Stated task >>
Write out nothing but the lines from the first line of the entries below through the line with "plt.rcParams['font.family'] = ['Liberation"; no pictures go in.

Data excerpts >>
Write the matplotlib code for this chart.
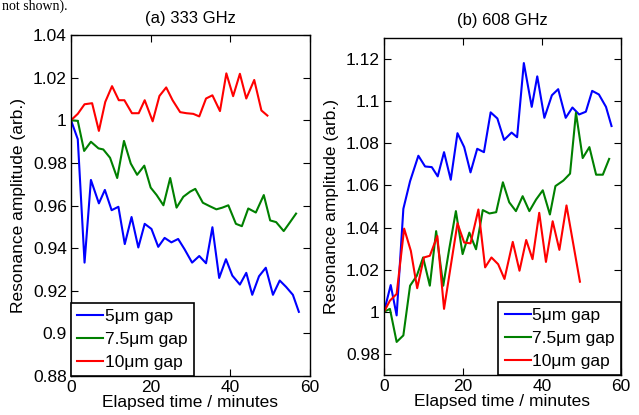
import matplotlib
matplotlib.use("Agg")
import matplotlib.pyplot as plt
from matplotlib.ticker import FuncFormatter

plt.rcParams['font.family'] = ['Liberation Sans', 'DejaVu Sans']

# ---------------- data: (a) 333 GHz ----------------
a_t_5 = [0, 1.7, 3.4, 5.0, 7.0, 8.5, 10.2, 11.9, 13.5, 15.2, 16.9, 18.5, 20.2, 21.9,
         23.5, 25.2, 26.9, 28.5, 30.4, 32.2, 33.9, 35.5, 37.2, 38.9, 40.5, 42.4, 44.0,
         45.5, 47.2, 48.9, 50.7, 52.4, 54.0, 55.7, 57.2]
a_v_5 = [1.000, 0.9911, 0.9332, 0.9720, 0.9610, 0.9673, 0.9578, 0.9594, 0.9419, 0.9546,
         0.9403, 0.9514, 0.9490, 0.9406, 0.9448, 0.9427, 0.9443, 0.9395, 0.9332, 0.9363,
         0.9329, 0.9498, 0.9260, 0.9348, 0.9271, 0.9229, 0.9284, 0.9181, 0.9268, 0.9308,
         0.9181, 0.9248, 0.9218, 0.9181, 0.9101]

a_t_75 = [0, 1.7, 3.3, 5.0, 6.9, 8.1, 9.8, 11.6, 13.3, 15.0, 16.6, 18.4, 20.0, 21.5,
          23.2, 24.9, 26.5, 28.2, 29.9, 31.2, 33.1, 34.8, 36.5, 38.0, 39.5, 41.4, 42.9,
          44.5, 46.4, 48.4, 50.0, 51.5, 53.4, 55.0, 56.5]
a_v_75 = [1.000, 0.9997, 0.9856, 0.9899, 0.9868, 0.9863, 0.9824, 0.9729, 0.9903, 0.9797,
          0.9744, 0.9787, 0.9684, 0.9649, 0.9601, 0.9729, 0.9590, 0.9641, 0.9665, 0.9678,
          0.9613, 0.9597, 0.9582, 0.9590, 0.9601, 0.9514, 0.9503, 0.9586, 0.9567, 0.9649,
          0.9530, 0.9522, 0.9480, 0.9522, 0.9562]

a_t_10 = [0, 1.7, 3.4, 5.3, 7.0, 8.6, 10.3, 12.0, 13.4, 15.3, 17.0, 18.5, 20.5, 22.2,
          23.9, 25.5, 27.4, 29.0, 30.7, 32.2, 33.9, 35.5, 37.4, 39.0, 40.7, 42.4, 44.0,
          46.0, 47.8, 49.3]
a_v_10 = [1.000, 1.003, 1.0075, 1.008, 0.995, 1.0086, 1.016, 1.0094, 1.0094, 1.0033,
          1.0033, 1.0094, 0.9995, 1.0114, 1.0154, 1.0094, 1.0038, 1.0033, 1.003, 1.0018,
          1.0102, 1.0117, 1.0043, 1.022, 1.0113, 1.0218, 1.0102, 1.0189, 1.0046, 1.0022]

# ---------------- data: (b) 608 GHz ----------------
b_t_5 = [0, 1.7, 3.2, 4.9, 6.6, 8.7, 10.4, 12.1, 13.6, 15.2, 16.9, 18.6, 20.3, 21.9,
         23.6, 25.3, 27.0, 28.7, 30.4, 32.3, 33.7, 35.4, 37.4, 38.8, 40.6, 42.5, 44.1,
         46.0, 47.7, 49.4, 51.1, 52.7, 54.4, 56.2, 57.6]
b_v_5 = [1.000, 1.0127, 0.9983, 1.0489, 1.062, 1.0741, 1.069, 1.0687, 1.0643, 1.0758,
         1.0627, 1.0848, 1.0782, 1.0662, 1.0774, 1.0758, 1.0947, 1.0918, 1.0816, 1.0851,
         1.0829, 1.1181, 1.0973, 1.1118, 1.0921, 1.1028, 1.1057, 1.0921, 1.0970, 1.0937,
         1.0950, 1.1049, 1.1032, 1.0973, 1.0882]

b_t_75 = [0, 1.5, 3.2, 4.9, 6.6, 8.3, 9.9, 11.6, 13.2, 15.0, 16.5, 18.2, 19.9, 21.6,
          23.3, 25.0, 26.7, 28.4, 30.1, 31.7, 33.4, 35.1, 36.8, 38.5, 40.2, 42.0, 43.4,
          45.4, 47.1, 48.6, 50.3, 52.0, 53.7, 55.4, 57.0]
b_v_75 = [1.000, 1.0014, 0.9857, 0.9888, 1.0124, 1.0171, 1.0258, 1.0124, 1.0383, 1.0124,
          1.0297, 1.0478, 1.0274, 1.0376, 1.0297, 1.0483, 1.0467, 1.0473, 1.0615, 1.0520,
          1.0478, 1.0549, 1.0478, 1.0533, 1.0577, 1.0462, 1.0597, 1.0623, 1.0656, 1.0945,
          1.0730, 1.0782, 1.0651, 1.0651, 1.0726]

b_t_10 = [0, 1.5, 3.2, 5.1, 6.8, 8.4, 10.1, 11.6, 13.5, 15.2, 16.9, 18.6, 20.3, 21.9,
          23.9, 25.6, 27.2, 28.9, 30.5, 32.6, 34.3, 36.0, 37.6, 39.3, 41.0, 42.7, 44.4,
          46.2, 49.6]
b_v_10 = [1.000, 1.0053, 1.0085, 1.0395, 1.0289, 1.0112, 1.0258, 1.0266, 1.0360, 1.0014,
          1.0218, 1.0420, 1.0329, 1.0325, 1.0486, 1.0211, 1.0258, 1.0226, 1.0156, 1.0332,
          1.0195, 1.0341, 1.0250, 1.0470, 1.0237, 1.0430, 1.0294, 1.0505, 1.0143]

labels = ['5\u03bcm gap', '7.5\u03bcm gap', '10\u03bcm gap']
colors = ['#0000ff', '#008000', '#ff0000']

a_yticks = [0.88, 0.9, 0.92, 0.94, 0.96, 0.98, 1, 1.02, 1.04]
b_yticks = [0.98, 1, 1.02, 1.04, 1.06, 1.08, 1.1, 1.12]
xticks = [0, 20, 40, 60]

W, H = 639, 415
fig = plt.figure(figsize=(W / 100, H / 100), dpi=100)

def px_axes(x0, y0, x1, y1):
    return fig.add_axes([x0 / W, 1 - y1 / H, (x1 - x0) / W, (y1 - y0) / H])

axA = px_axes(71, 35, 310, 376)
axB = px_axes(384, 38, 621, 375)

fmt = FuncFormatter(lambda v, p: ('%g' % round(v, 4)))

def style(ax, title, ylim, yticks, legloc):
    ax.set_xlim(0, 60)
    ax.set_ylim(*ylim)
    ax.set_xticks(xticks)
    ax.set_yticks(yticks)
    ax.yaxis.set_major_formatter(fmt)
    ax.tick_params(direction='in', top=True, right=True, length=5, width=0.8,
                   labelsize=12.5, pad=3, colors='black')
    for s in ax.spines.values():
        s.set_linewidth(1.0)
    ax.set_title(title, fontsize=12, pad=9)
    ax.set_xlabel('Elapsed time / minutes', fontsize=12.5, labelpad=0)
    ax.set_ylabel('Resonance amplitude (arb.)', fontsize=12.5, labelpad=5)
    leg = ax.legend(loc=legloc, fontsize=12.5, handlelength=1.5, handletextpad=0.1,
                    borderaxespad=0, borderpad=0.35, labelspacing=0.45,
                    fancybox=False, framealpha=1, edgecolor='black')
    leg.get_frame().set_linewidth(1.2)

lw = 1.5
axA.plot(a_t_5, a_v_5, color=colors[0], lw=lw, label=labels[0])
axA.plot(a_t_75, a_v_75, color=colors[1], lw=lw, label=labels[1])
axA.plot(a_t_10, a_v_10, color=colors[2], lw=lw, label=labels[2])
style(axA, '(a) 333 GHz', (0.88, 1.04), a_yticks, 'lower left')

axB.plot(b_t_5, b_v_5, color=colors[0], lw=lw, label=labels[0])
axB.plot(b_t_75, b_v_75, color=colors[1], lw=lw, label=labels[1])
axB.plot(b_t_10, b_v_10, color=colors[2], lw=lw, label=labels[2])
style(axB, '(b) 608 GHz', (0.97, 1.13), b_yticks, 'lower right')

fig.text(2 / W, 1.0, 'not shown).', fontsize=10, family=['Liberation Serif', 'DejaVu Serif'],
         va='top', ha='left')

fig.savefig('out.png', dpi=100)
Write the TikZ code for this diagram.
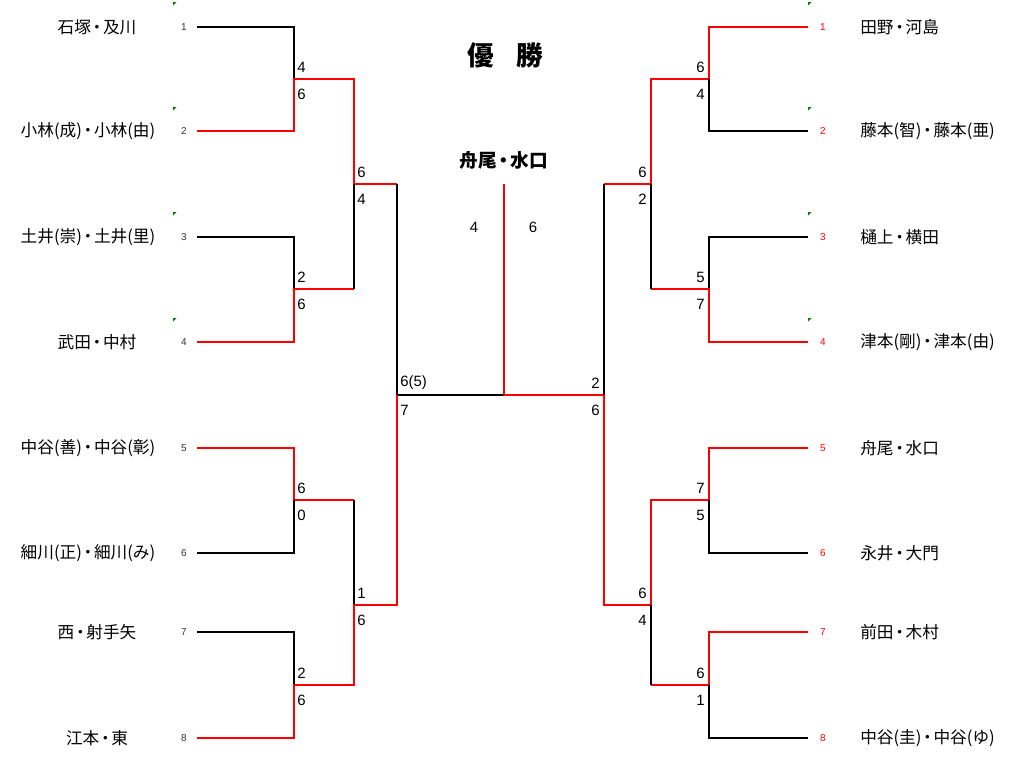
\documentclass[tikz,border=0pt]{standalone}
\usepackage{fontspec}
\setmainfont{Noto Sans CJK JP}
\newfontfamily\lat{Liberation Sans}
\usetikzlibrary{calc}
\definecolor{wred}{HTML}{FF0000}
\definecolor{markgreen}{HTML}{008000}
\newcommand{\dt}{\makebox[0.72em]{・}}
\tikzset{
  winline/.style={line width=1.5pt,wred,line join=miter},
  loseline/.style={line width=1.5pt,black,line join=miter},
  nmbox/.style={inner sep=0pt,font=\fontsize{12.5}{14}\selectfont},
  nmright/.style={nmbox,anchor=west},
  scorebox/.style={inner sep=0pt,font=\lat\fontsize{11.2}{13}\selectfont},
  seedbox/.style={inner sep=0pt,font=\lat\fontsize{7.5}{9}\selectfont,text=black!80},
  seedred/.style={seedbox,text=wred},
  cmark/.style={fill=markgreen,draw=none}
}
\begin{document}
\begin{tikzpicture}[x=0.75pt,y=-0.75pt]
\useasboundingbox[fill=white] (0,0) rectangle (1024,765);
% ---- coordinates left
\coordinate (a1) at (197,27);  \coordinate (a2) at (197,131);
\coordinate (a3) at (197,237); \coordinate (a4) at (197,342);
\coordinate (a5) at (197,448); \coordinate (a6) at (197,553);
\coordinate (a7) at (197,632); \coordinate (a8) at (197,738);
\coordinate (j12) at (294,79);  \coordinate (j34) at (294,289);
\coordinate (j56) at (294,500); \coordinate (j78) at (294,685);
\coordinate (k14) at (354,184); \coordinate (k58) at (354,605);
\coordinate (s) at (397,395);
\coordinate (c) at (504,395); \coordinate (ctop) at (504,184);
% ---- coordinates right
\coordinate (b1) at (808,27);  \coordinate (b2) at (808,131);
\coordinate (b3) at (808,237); \coordinate (b4) at (808,342);
\coordinate (b5) at (808,448); \coordinate (b6) at (808,553);
\coordinate (b7) at (808,632); \coordinate (b8) at (808,738);
\coordinate (m12) at (709,79);  \coordinate (m34) at (709,289);
\coordinate (m56) at (709,500); \coordinate (m78) at (709,685);
\coordinate (n14) at (651,184); \coordinate (n58) at (651,605);
\coordinate (t) at (604,395);
% ---- left bracket
\draw[loseline] (a1) -| (j12);
\draw[winline] (a2) -| (j12) -| (k14) -- (k14 -| s);
\draw[loseline] (a3) -| (j34);
\draw[winline] (a4) -| (j34) -- (j34 -| k14);
\draw[loseline] (j34 -| k14) -- (k14);
\draw[loseline] (k14 -| s) -- (s) -- (c);
\draw[winline] (a5) -| (j56) -- (j56 -| k58);
\draw[loseline] (a6) -| (j56);
\draw[loseline] (j56 -| k58) -- (k58);
\draw[loseline] (a7) -| (j78);
\draw[winline] (a8) -| (j78) -| (k58) -- (k58 -| s) -- (s);
% ---- center
\draw[winline] (c) -- (ctop);
\draw[winline] (c) -- (t);
% ---- right bracket
\draw[winline] (b1) -| (m12) -| (n14) -- (n14 -| t);
\draw[loseline] (b2) -| (m12);
\draw[loseline] (b3) -| (m34);
\draw[winline] (b4) -| (m34) -- (m34 -| n14);
\draw[loseline] (m34 -| n14) -- (n14);
\draw[loseline] (n14 -| t) -- (t);
\draw[winline] (b5) -| (m56) -| (n58) -- (n58 -| t) -- (t);
\draw[loseline] (b6) -| (m56);
\draw[winline] (b7) -| (m78) -- (m78 -| n58);
\draw[loseline] (b8) -| (m78);
\draw[loseline] (m78 -| n58) -- (n58);
% ---- left names
\node[nmbox] (p1) at (97,27) {石塚\dt 及川};
\node[nmbox] (p2) at (88,131) {小林(成)\dt 小林(由)};
\node[nmbox] (p3) at (88,237) {土井(崇)\dt 土井(里)};
\node[nmbox] (p4) at (97,342) {武田\dt 中村};
\node[nmbox] (p5) at (88,448) {中谷(善)\dt 中谷(彰)};
\node[nmbox] (p6) at (88,553) {細川(正)\dt 細川(み)};
\node[nmbox] (p7) at (97,632) {西\dt 射手矢};
\node[nmbox] (p8) at (97,738) {江本\dt 東};
% ---- right names
\node[nmright] (q1) at (860,27) {田野\dt 河島};
\node[nmright] (q2) at (860,131) {藤本(智)\dt 藤本(亜)};
\node[nmright] (q3) at (860,237) {樋上\dt 横田};
\node[nmright] (q4) at (860,342) {津本(剛)\dt 津本(由)};
\node[nmright] (q5) at (860,448) {舟尾\dt 水口};
\node[nmright] (q6) at (860,553) {永井\dt 大門};
\node[nmright] (q7) at (860,632) {前田\dt 木村};
\node[nmright] (q8) at (860,738) {中谷(圭)\dt 中谷(ゆ)};
% ---- seeds
\foreach \i/\y in {1/27,2/131,3/237,4/342,5/448,6/553,7/632,8/738}{
  \node[seedbox] (ls\i) at (184,\y) {\i};
  \node[seedred] (rs\i) at (823,\y) {\i};
}
% ---- comment marks
\foreach \x/\y in {173/2,173/107,173/212,173/318,808/2,808/107,808/212,808/318}{
  \fill[cmark] (\x,\y) -- ++(3.5,0) -- ++(-3.5,3.5) -- cycle;
}
% ---- left scores
\node[scorebox,anchor=west] (s1a) at ([shift={(3,-12)}]j12) {4};
\node[scorebox,anchor=west] (s1b) at ([shift={(3,15)}]j12) {6};
\node[scorebox,anchor=west] (s2a) at ([shift={(3,-12)}]j34) {2};
\node[scorebox,anchor=west] (s2b) at ([shift={(3,15)}]j34) {6};
\node[scorebox,anchor=west] (s3a) at ([shift={(3,-12)}]k14) {6};
\node[scorebox,anchor=west] (s3b) at ([shift={(3,15)}]k14) {4};
\node[scorebox,anchor=west] (s4a) at ([shift={(3,-12)}]j56) {6};
\node[scorebox,anchor=west] (s4b) at ([shift={(3,15)}]j56) {0};
\node[scorebox,anchor=west] (s5a) at ([shift={(3,-12)}]j78) {2};
\node[scorebox,anchor=west] (s5b) at ([shift={(3,15)}]j78) {6};
\node[scorebox,anchor=west] (s6a) at ([shift={(3,-12)}]k58) {1};
\node[scorebox,anchor=west] (s6b) at ([shift={(3,15)}]k58) {6};
\node[scorebox,anchor=west] (s7a) at ([shift={(3,-12)}]s) {6(5)};
\node[scorebox,anchor=west] (s7b) at ([shift={(3,15)}]s) {7};
% ---- right scores
\node[scorebox,anchor=east] (r1a) at ([shift={(-4,-12)}]m12) {6};
\node[scorebox,anchor=east] (r1b) at ([shift={(-4,15)}]m12) {4};
\node[scorebox,anchor=east] (r2a) at ([shift={(-4,-12)}]m34) {5};
\node[scorebox,anchor=east] (r2b) at ([shift={(-4,15)}]m34) {7};
\node[scorebox,anchor=east] (r3a) at ([shift={(-4,-12)}]n14) {6};
\node[scorebox,anchor=east] (r3b) at ([shift={(-4,15)}]n14) {2};
\node[scorebox,anchor=east] (r4a) at ([shift={(-4,-12)}]m56) {7};
\node[scorebox,anchor=east] (r4b) at ([shift={(-4,15)}]m56) {5};
\node[scorebox,anchor=east] (r5a) at ([shift={(-4,-12)}]m78) {6};
\node[scorebox,anchor=east] (r5b) at ([shift={(-4,15)}]m78) {1};
\node[scorebox,anchor=east] (r6a) at ([shift={(-4,-12)}]n58) {6};
\node[scorebox,anchor=east] (r6b) at ([shift={(-4,15)}]n58) {4};
\node[scorebox,anchor=east] (r7a) at ([shift={(-4,-12)}]t) {2};
\node[scorebox,anchor=east] (r7b) at ([shift={(-4,15)}]t) {6};
% ---- final
\node[scorebox] (fl) at (474,227) {4};
\node[scorebox] (fr) at (533,227) {6};
\node[inner sep=0pt,font=\bfseries\fontsize{14}{16}\selectfont] (champ) at (504,160) {舟尾\dt 水口};
\node[inner sep=0pt,font=\bfseries\fontsize{20}{22}\selectfont] (title) at (505,55) {優\hspace{0.85em}勝};
\end{tikzpicture}
\end{document}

Solved exercise >>
Write the matplotlib code for this chart.
import matplotlib
matplotlib.use("Agg")
import matplotlib.pyplot as plt
from matplotlib.ticker import FuncFormatter

plt.rcParams['font.family'] = ['Liberation Sans', 'DejaVu Sans']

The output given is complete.